La fusion des cerveaux

Les CRP Henri Tudor et Gabriel Lippmann, unis vers l´Uni, font un pas en avant. Leur regroupement se veut prélude à un grand pôle de recherche et d´innovation, lié au destin du pays.

Source : PaperJam
Publication date : 05/01/2012

 

Ont-ils surpris? Pas ceux qui suivaient les réunions depuis des mois. Peut-être davantage dans leur cousinage institutionnel, voire au sein de leur personnel... En tout cas, les CRP (centres de recherche publics) Gabriel Lippmann et Henri Tudor on fait une sorte de coming out, pour annoncer leur regroupement - décidé par chacun des conseils d'administration, le  10 avril dernier - , prélude à une fusion des quatre centres publics.

Le ministre de l’Enseignement supérieur et de la Recherche, François Biltgen, est occupé à dessiner les contours d'un nouveau paysage académique de la recherche. « La première époque a marqué ces 25 dernières années », résume Marc Lemmer, directeur général du CRP Tudor. Les lois régissant les centres publics remontent en effet à 1987. « L’idée actuelle est une refonte de la base légale, en allant plus loin que le toilettage du texte. Il est important pour tout le monde de recréer un contexte et de redonner une cohérence à l’ensemble, de donner une lisibilité nouvelle à notre recherche, pour tous les acteurs du pays mais aussi à l’international », souligne Fernand Reinig, qui dirige lui le CRP Lippmann. Ainsi, la nouvelle loi sur l’Université est dans un processus avancé. Celle sur le FNR (fonds national de la recherche) aussi. Le nouveau texte sur les CRP (qui incluent Lippmann, Tudor, mais aussi le CRP-Santé et le Ceps/Instead) est en cours. Et « les quatre institutions ont collaboré à sa rédaction », insiste-t-on tant au ministère que dans les centres concernés.

Clairement, Tudor et Lippmann ont pris les devants. « Nous avons fait un pas en avant. Les deux autres institutions sont invitées à rejoindre le mouvement à terme », disent les directeurs généraux. La fusion des deux premiers CRP se dessine, selon la logique du RTO (Research & Technology Organisation), une terminologie européenne pour un concept d’activités de recherche et innovation complémentaires aux universités, comme cela se pratique déjà en Allemagne, en Suisse ou en Belgique...

Stratégies synchronisées

La nouvelle entité de recherche adopte la vision 2020 par paliers. Le contrat de performance liant les centres à l’Etat court jusqu’en 2013. Le regroupement pourrait donc être effectif dès 2014, lorsque l’Université de Luxembourg attaquera aussi son plan pluriannuel. « Nous pourrons alors être synchronisés et avancer de concert », souligne Fernand Reinig. Cela se discute régulièrement au sein du 4CU, l’organe de concertation entre les centres et l’Uni.
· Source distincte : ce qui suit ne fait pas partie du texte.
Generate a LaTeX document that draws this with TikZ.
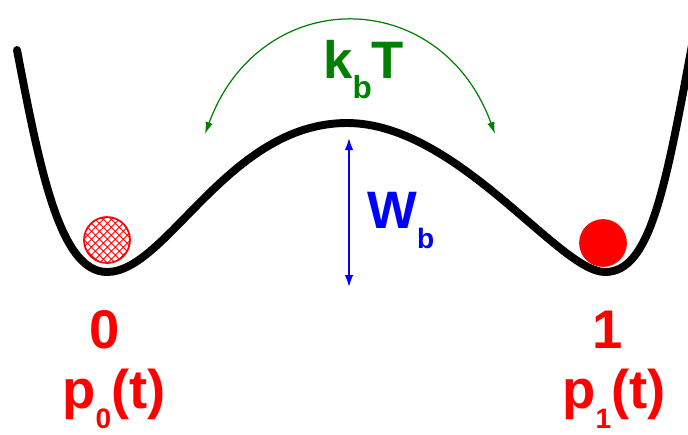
\documentclass[tikz,border=0pt]{standalone}
\usepackage{fontspec}
\setmainfont{Liberation Sans}
\usetikzlibrary{arrows.meta,patterns.meta}
\definecolor{kgreen}{RGB}{0,128,0}
\newcommand{\bigfont}{\fontsize{30}{30}\selectfont\bfseries}
\newcommand{\lowsub}[2]{\raisebox{-0.4cm}{\fontsize{#1}{#1}\selectfont #2}}

\begin{document}
\begin{tikzpicture}[x=0.02cm,y=-0.02cm,
    ball/.style={circle, draw=red, line width=1pt, minimum size=0.92cm, inner sep=0pt},
    lbl/.style={inner sep=0pt, font=\bigfont}]
        \clip (0,0) rectangle (688,434);
        \fill[white] (0,0) rectangle (688,434);
        % Potential
        \draw[line width=4.5pt, line cap=round] (17,50)
            .. controls (40,170) and (60,272) .. (107,272)
            .. controls (167,272) and (228,123) .. (347,123)
            .. controls (457,123) and (559,272) .. (605,272)
            .. controls (650,272) and (665,190) .. (692,45);
        % Balls
        \node[ball, pattern={Lines[angle=45,distance=3.2pt,line width=0.5pt]}, pattern color=red,
            postaction={pattern={Lines[angle=-45,distance=3.2pt,line width=0.5pt]}, pattern color=red}]
            (ball0) at (107,240) {};
        \node[ball, fill=red] (ball1) at (603,243) {};
        % Thermal hopping
        \coordinate (hopl) at (205,134);
        \coordinate (hopr) at (495,134);
        \draw[kgreen, line width=0.7pt, {Latex[length=0.24cm,width=0.15cm]}-{Latex[length=0.24cm,width=0.15cm]}]
            (hopl) .. controls (260,-16) and (440,-16) .. (hopr);
        \node[lbl, kgreen, anchor=base west] (kbt) at (323,78) {k\lowsub{18}{b}T};
        % Barrier
        \coordinate (top) at (349,137);
        \coordinate (bot) at (349,288);
        \draw[blue, line width=1.6pt, {Latex[length=0.26cm,width=0.17cm]}-{Latex[length=0.26cm,width=0.17cm]}] (top) -- (bot);
        \node[lbl, blue, anchor=base west] (wb) at (367,228) {W\lowsub{16}{b}};
        % States
        \node[lbl, red, anchor=base] (s0) at (105,348) {\fontsize{31}{31}\selectfont 0};
        \node[lbl, red, anchor=base] (s1) at (608,348) {\fontsize{31}{31}\selectfont 1};
        \node[lbl, red, anchor=base] (p0) at (114,408) {\fontsize{31}{31}\selectfont p\lowsub{16}{0}(t)};
        \node[lbl, red, anchor=base] (p1) at (614,408) {\fontsize{31}{31}\selectfont p\lowsub{16}{1}(t)};
    \end{tikzpicture}
\end{document}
Si le choix d'un nom, à la fois commun et propre, relève encore de la pure anecdote, la fusion « physique », à Belval, est bien évoquée, sans doute pour 2016. L'agenda du ministre Biltgen a d'abord prévu un texte soumis à la Chambre pour cet été, en vue d'un vote un an plus tard. De quoi être opérationnel pour le 1er janvier 2014.

Faut-il redouter les doublons? Selon MM. Lemmer et Reinig, la fusion donnera au contraire une meilleure masse critique - 600 personnes, 350 de Tudor et 250 de Lippmann -, qui pourra enclencher un cercle vertueux. « Nous mettons en place des synergies pour nous focaliser sur des priorités stratégiques, en phase avec la politique de diversification économique et de développement de la société de la connaissance. Les équipes ne pourront que gagner en importance, surtout si la dynamique permet d’ouvrir de nouveaux champs, notamment via le monde de l’entreprise et des institutions étrangères. Chacun pourra valoriser ses compétences, dans des missions à nouveau clairement balisées ». La veille technologique et la valorisation de transferts de technologie par des business models, y côtoient l'interface renforcée recherche-université-entreprise, et l'intérêt général pour des concepts porteurs, comme les brevets ou la propriété intellectuelle.

Une nouvelle mission devrait aussi être coulée dans la prochaine loi : l'aide à la décision politique . « Nous avons les ressources sur place, précise Fernand Reinig. Le conseil scientifique et la prospective sont indispensables dans quantité de domaines, ne pensons qu’à la politique énergétique ou à l’agriculture ».

Bref, c’est une ère nouvelle. Selon les cervaux de la fusion, c’est même «un véritable saut quantique».